— Start —
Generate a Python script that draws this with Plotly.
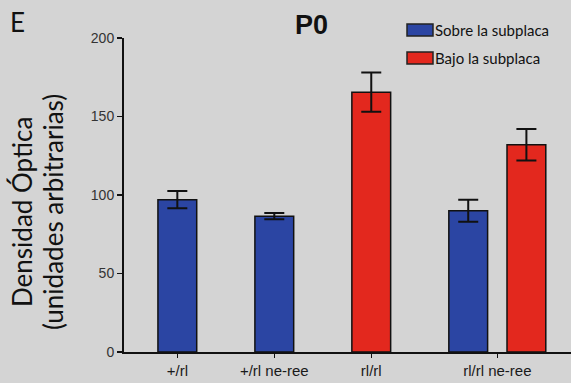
import plotly.graph_objects as go

categories = ["+/rl", "+/rl ne-ree", "rl/rl", "rl/rl ne-ree"]
sobre_values = [97, 86.5, None, 90]
sobre_err = [5.5, 2, None, 7]
bajo_values = [None, None, 165.5, 132]
bajo_err = [None, None, 12.5, 10]
y_ticks = [0, 50, 100, 150, 200]

series_names = ["Sobre la subplaca", "Bajo la subplaca"]
BLUE = "#2b45a3"
RED = "#e3281e"
BG = "#d4d4d4"

# group positions on a numeric axis (last group is wider in the original)
group_pos = [0, 1, 2, 3.3]
half_off = 0.3
bar_w = 0.4

L, T, W, H = 124, 38, 447, 314  # plot area in px


def px_x(x):
    return (x - L) / W


def px_y(y):
    return (T + H - y) / H


def xs(values, other, sign):
    out, ys = [], []
    for p, v, o in zip(group_pos, values, other):
        if v is None:
            continue
        out.append(p + sign * half_off if o is not None else p)
        ys.append(v)
    return out, ys


sx, sy = xs(sobre_values, bajo_values, -1)
bx, by = xs(bajo_values, sobre_values, 1)
se = [e for e in sobre_err if e is not None]
be = [e for e in bajo_err if e is not None]

fig = go.Figure()
for x, y, e, color, name in [(sx, sy, se, BLUE, series_names[0]), (bx, by, be, RED, series_names[1])]:
    fig.add_trace(go.Bar(
        x=x, y=y, width=bar_w, name=name,
        marker=dict(color=color, line=dict(color="#111", width=1.5)),
        error_y=dict(type="data", array=e, color="#111", thickness=2, width=10),
        showlegend=False, hoverinfo="skip",
    ))

fig.update_layout(
    width=571, height=383,
    margin=dict(l=L, r=571 - L - W, t=T, b=383 - T - H),
    paper_bgcolor=BG, plot_bgcolor=BG,
    barmode="overlay",
    font=dict(family="Liberation Sans, Arial", color="#222"),
    xaxis=dict(
        range=[-0.55, 4.06], tickvals=group_pos, ticktext=categories,
        showline=True, linecolor="#111", linewidth=1.5,
        ticks="outside", ticklen=4, tickcolor="#111", tickwidth=1.5,
        showgrid=False, zeroline=False, tickfont=dict(size=15, color="#1a1a1a"),
    ),
    yaxis=dict(
        range=[0, 200], tickvals=y_ticks,
        showline=True, linecolor="#111", linewidth=2,
        ticks="outside", ticklen=5, tickcolor="#111", tickwidth=1.5,
        showgrid=False, zeroline=False, tickfont=dict(size=14, color="#333"),
    ),
)

# title
fig.add_annotation(text="<b>P0</b>", xref="paper", yref="paper", x=px_x(311), y=px_y(25),
                   showarrow=False, font=dict(size=27, color="#111", family="Liberation Sans, Arial"),
                   xanchor="center", yanchor="middle")
# panel letter
fig.add_annotation(text="E", xref="paper", yref="paper", x=px_x(17), y=px_y(22),
                   showarrow=False, font=dict(size=26, color="#111", family="Lato"),
                   xanchor="center", yanchor="middle")
# y axis title (two lines)
for txt, xc in [("Densidad Óptica", 22), ("(unidades arbitrarias)", 53)]:
    fig.add_annotation(text=txt, xref="paper", yref="paper",
                       x=px_x(xc), y=px_y(212), textangle=-90, showarrow=False,
                       font=dict(size=26, color="#111", family="Lato"),
                       xanchor="center", yanchor="middle")

# legend drawn manually
for i, (name, color) in enumerate(zip(series_names, [BLUE, RED])):
    yc = 30 + 28 * i
    fig.add_shape(type="rect", xref="paper", yref="paper",
                  x0=px_x(407), x1=px_x(433),
                  y0=px_y(yc - 6), y1=px_y(yc + 6),
                  fillcolor=color, line=dict(color="#222", width=1.5))
    fig.add_annotation(text=name, xref="paper", yref="paper", x=px_x(433),
                       y=px_y(yc), showarrow=False, xanchor="left", yanchor="middle",
                       font=dict(size=15, color="#111", family="Lato"))

fig.write_html("out.html", config={"displayModeBar": False, "staticPlot": True},
               post_script="document.body.style.margin='0';document.body.style.overflow='hidden';")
— End —
Aim: Begin at the first line of the material and copy each line exactly through the one containing "import plotly.graph_objects as go". Omit pictures.

Reply to the exercise:
Generate a Python script that draws this with Plotly.
import plotly.graph_objects as go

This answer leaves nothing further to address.